Caller adds, “Following an injury in the heart muscle and deterioration to heart failure, sEVs containing growth factors and small nucleic acid molecules that promote cell division are released. These sEVs contribute to the healing of the injured cardiac tissue. However, released from the injured heart, those vesicles move within the body’s circulatory system, eventually targeting cancerous growths”.


Prof. Jonathan Leor: “Many theories have been proposed to explain the increased risk of cancer in heart patients. They started with shared risk factors such as smoking, diabetes, and obesity and ended with a single protein or molecule. We showed for the first time that the diseased heart secretes sEVs that contain thousands of different growth factors. These bubbles directly promote the growth of certain tumors and also modulate the immune system, making the body more vulnerable to tumor growth”.


To test their hypothesis, the researchers at TAU inhibited the formation of sEVs in animal models with heart disease and found that the risk of cancer decreases along with the inhibition of vesicle production. However, this is not a viable therapeutic option since inhibiting the production of the vesicles causes severe undesired side effects.


Disrupting Cancer's Path

Prof. Leor: “When you systemically inhibit the formation of sEVs, you get less cancer – but you cause collateral damage along the way. That is why we tried a different strategy: treat the patient’s heart to reduce the damage to the cardiac tissue so that it secretes fewer sEVs. We used spironolactone, which is a well-known, old, and effective drug used to treat heart failure. We treated the animals with spironolactone at a very early stage of the disease and found that the heart secreted 30% fewer sEVs– and the cancerous tumors grew more slowly. Our experiment shows that it is possible to intervene in heart disease in a way that reduces the risk of cancer among heart patients”.


As for the clinical implications of the study, Caller is careful in his words: “It may be necessary to adjust the existing treatments for the heart so that they also consider the risk of cancer. In addition, it is possible to find biomarkers among heart patients that will indicate an increased risk of cancer since not all patients are at an increased risk. This is basic research, and much work is still required to unravel the connection between the two”.

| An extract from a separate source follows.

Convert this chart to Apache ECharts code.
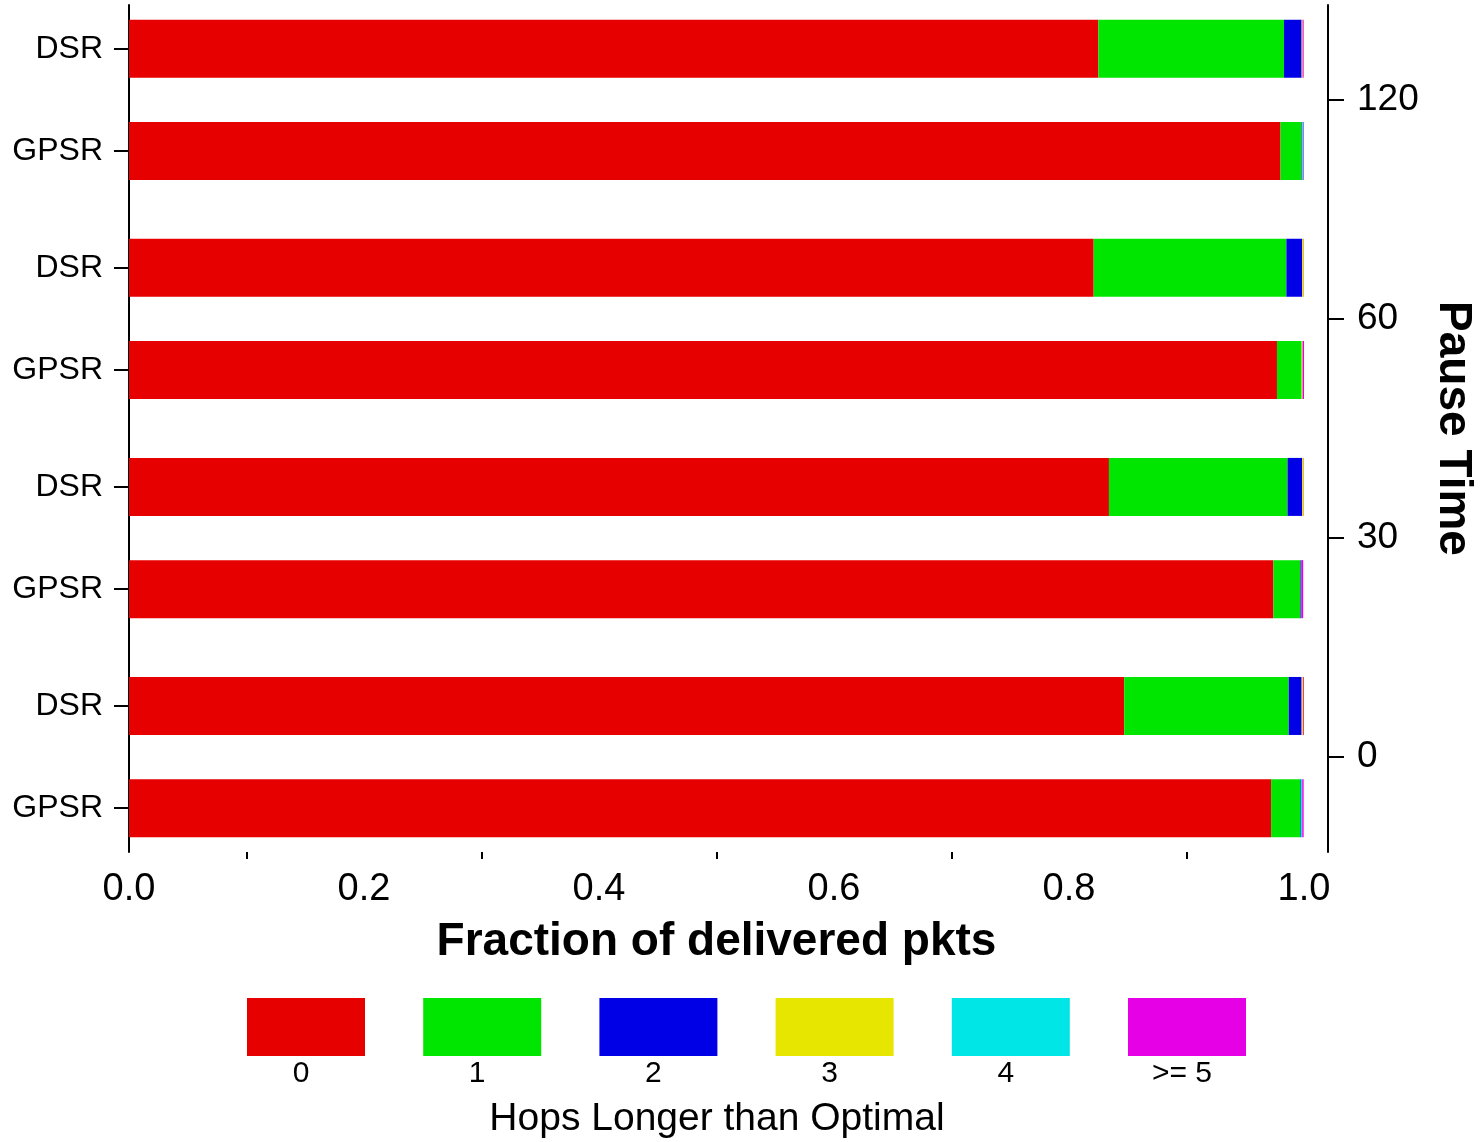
<!DOCTYPE html>
<html>
<head>
<meta charset="utf-8">
<script src="https://cdn.jsdelivr.net/npm/echarts@6/dist/echarts.min.js"></script>
<style>
  html, body { margin: 0; padding: 0; background: #fff; }
  #chart { width: 1481px; height: 1142px; }
</style>
</head>
<body>
<div id="chart"></div>
<script>
  // categories
  const pauseTimes = [120, 60, 30, 0]
  const protocols = ['DSR', 'GPSR']
  const hopNames = ['0', '1', '2', '3', '4', '>= 5']
  const hopColors = ['#e60000', '#00e600', '#0000e6', '#e6e600', '#00e6e6', '#e600e6']

  // fraction of delivered pkts, bar order: DSR 120, GPSR 120, DSR 60, GPSR 60, DSR 30, GPSR 30, DSR 0, GPSR 0
  const hops0 = [0.825, 0.980, 0.821, 0.977, 0.834, 0.974, 0.847, 0.972]
  const hops1 = [0.158, 0.018, 0.164, 0.021, 0.152, 0.023, 0.140, 0.025]
  const hops2 = [0.015, 0.0005, 0.0135, 0, 0.0125, 0.0008, 0.011, 0.0005]
  const hops3 = [0.0008, 0, 0.0013, 0.0008, 0.0013, 0, 0.0013, 0]
  const hops4 = [0, 0.001, 0, 0, 0, 0, 0, 0.001]
  const hops5 = [0.0009, 0.001, 0.001, 0.0015, 0.001, 0.0015, 0.001, 0.0012]
  const hopSeries = [hops0, hops1, hops2, hops3, hops4, hops5]

  // fine grained category axis so pairs sit closer than groups
  const SLOTS = 117, FIRST = 6, GROUP_STEP = 30, PAIR_STEP = 14
  const slots = Array.from({ length: SLOTS }, (_, i) => String(i))
  const barSlots = []
  const leftLabels = {}
  const rightLabels = {}
  pauseTimes.forEach((p, g) => {
    protocols.forEach((name, m) => {
      const s = FIRST + g * GROUP_STEP + m * PAIR_STEP
      barSlots.push(s)
      leftLabels[s] = name
    })
    rightLabels[FIRST + g * GROUP_STEP + PAIR_STEP / 2] = String(p)
  })

  const font = 'Liberation Sans'
  const black = '#000'

  const chart = echarts.init(document.getElementById('chart'))
  chart.setOption({
    animation: false,
    textStyle: { fontFamily: font, color: black },
    grid: { left: 129, right: 177, top: 5, bottom: 290, containLabel: false, outerBoundsMode: 'none' },
    xAxis: {
      type: 'value',
      min: 0,
      max: 1,
      interval: 0.2,
      name: 'Fraction of delivered pkts',
      nameLocation: 'middle',
      nameGap: 67,
      nameTextStyle: { fontSize: 46, fontWeight: 'bold', color: black, fontFamily: font },
      axisLine: { lineStyle: { color: black, width: 2 } },
      axisTick: { length: 16, lineStyle: { color: black, width: 2 } },
      minorTick: { show: true, splitNumber: 2, length: 7, lineStyle: { color: black, width: 2 } },
      axisLabel: { fontSize: 38, color: black, margin: 19, formatter: v => v.toFixed(1) },
      splitLine: { show: false }
    },
    yAxis: [
      {
        type: 'category',
        data: slots,
        inverse: true,
        boundaryGap: false,
        position: 'left',
        axisLine: { lineStyle: { color: black, width: 2 } },
        axisTick: { length: 15, interval: (i) => leftLabels[i] !== undefined, lineStyle: { color: black, width: 2 } },
        axisLabel: {
          fontSize: 32, color: black, margin: 26,
          interval: (i) => leftLabels[i] !== undefined,
          formatter: (v, i) => leftLabels[i] || ''
        },
        splitLine: { show: false }
      },
      {
        type: 'category',
        data: slots,
        inverse: true,
        boundaryGap: false,
        position: 'right',
        offset: 24,
        name: 'Pause Time',
        nameLocation: 'middle',
        nameRotate: -90,
        nameGap: 102,
        nameTextStyle: { fontSize: 46, fontWeight: 'bold', color: black, fontFamily: font },
        axisLine: { lineStyle: { color: black, width: 2 } },
        axisTick: { length: 16, interval: (i) => rightLabels[i] !== undefined, lineStyle: { color: black, width: 2 } },
        axisLabel: {
          fontSize: 37, color: black, margin: 29,
          interval: (i) => rightLabels[i] !== undefined,
          formatter: (v, i) => rightLabels[i] || ''
        },
        splitLine: { show: false }
      }
    ],
    legend: {
      left: 247,
      top: 998,
      padding: 0,
      itemWidth: 118,
      itemHeight: 58,
      itemGap: 58.2,
      icon: 'rect',
      selectedMode: false,
      formatter: () => '',
      data: hopNames
    },
    graphic: hopNames.map((n, i) => ({
      type: 'text',
      x: 301 + i * 176.2,
      y: 1074,
      style: { text: n, fontSize: 30, fontFamily: font, fill: black, align: 'center', verticalAlign: 'middle' }
    })).concat([{
      type: 'text',
      x: 717,
      y: 1119,
      style: { text: 'Hops Longer than Optimal', fontSize: 39, fontFamily: font, fill: black, align: 'center', verticalAlign: 'middle' }
    }]),
    series: hopSeries.map((vals, h) => ({
      type: 'bar',
      name: hopNames[h],
      stack: 'total',
      barWidth: 58,
      yAxisIndex: 0,
      itemStyle: { color: hopColors[h] },
      data: vals.map((v, k) => [v, barSlots[k]])
    }))
  })
</script>
</body>
</html>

Moshe Bar-Haim, CEO of the Israel Cancer Association, adds: “Thanks to public donations and designated funds, the research committee of the Israel Cancer Association examines and selects dozens of studies every year and funds researchers and doctors from research and treatment centers across Israel. From these studies, new methods were developed for the diagnosis, treatment, and rehabilitation of cancer patients. Research has no territorial boundaries, so every achievement in research here in Israel is an achievement for the entire world. We hope that the new research – that reveals that because of heart diseases, extracellular bubbles are secreted and increase the risk of cancer – will allow for immediate application in Israel and around the world for the benefit of accurate treatment for patients”.